Since I don’t have jamón serrano sitting around in my kitchen on a regular basis, I used some homemade chicken stock instead of water but it was no less satisfying. The soup has the deep smoky flavor of the caramelized garlic and smoked paprika (pimenton) while the crusty bread absorbs these flavors and crisps on the top.
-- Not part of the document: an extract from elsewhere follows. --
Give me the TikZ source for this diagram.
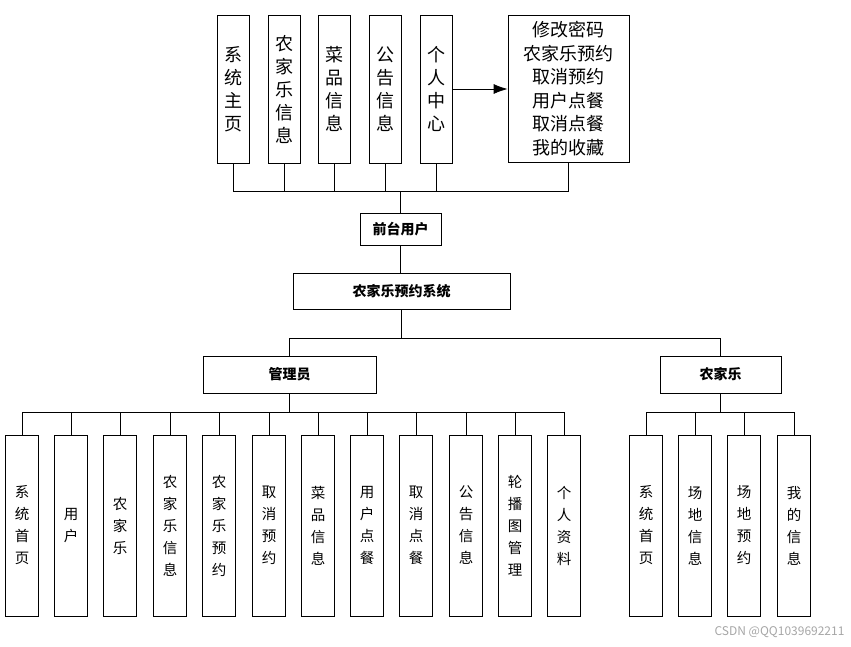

The yolk from the partially cooked egg gets broken into the soup which adds some creamy body and rounds the dish out.
12 medium sized crusty stale bread cubes
2 cloves garlic crushed
2 tbs olive oil
1 Tbs olive oil
5 cloves garlic thinly sliced
1/4 tsp cayenne (optional)
1 tsp smoked paprika
4 C chicken stock
Preheat the oven to 350 degrees.
Mix the olive oil, garlic and pepper in a bowl then toss the bread cubes in it. Lay them in a single layer on a baking sheet or piece of foil and bake until they’re nice and crisp.
In medium saucpan, add the oil and fry the garlic slices until they are a rich brown color (but not burnt). Add the cayenne pepper, smoked paprika, and the chicken stock then bring to a simmer. Taste for salt and add as necessary, but keep in mind this will reduce a bit in the oven, so you don’t want it to be too salty.
Get 2 oven safe bowls ready by adding 6 bread cubes to each one in a ring, leaving room in the center for the egg. Pour enough soup into each bowl to cover most of the bread, then gently break an egg into the center of each bowl. Pour a touch more soup ontop of each egg then put the bowls in the oven.
The soup is ready when the bread is crusty on top and the white part of the egg is set (but the yolk is still runny). Carefully remove from the oven, set the bowls on plates and serve.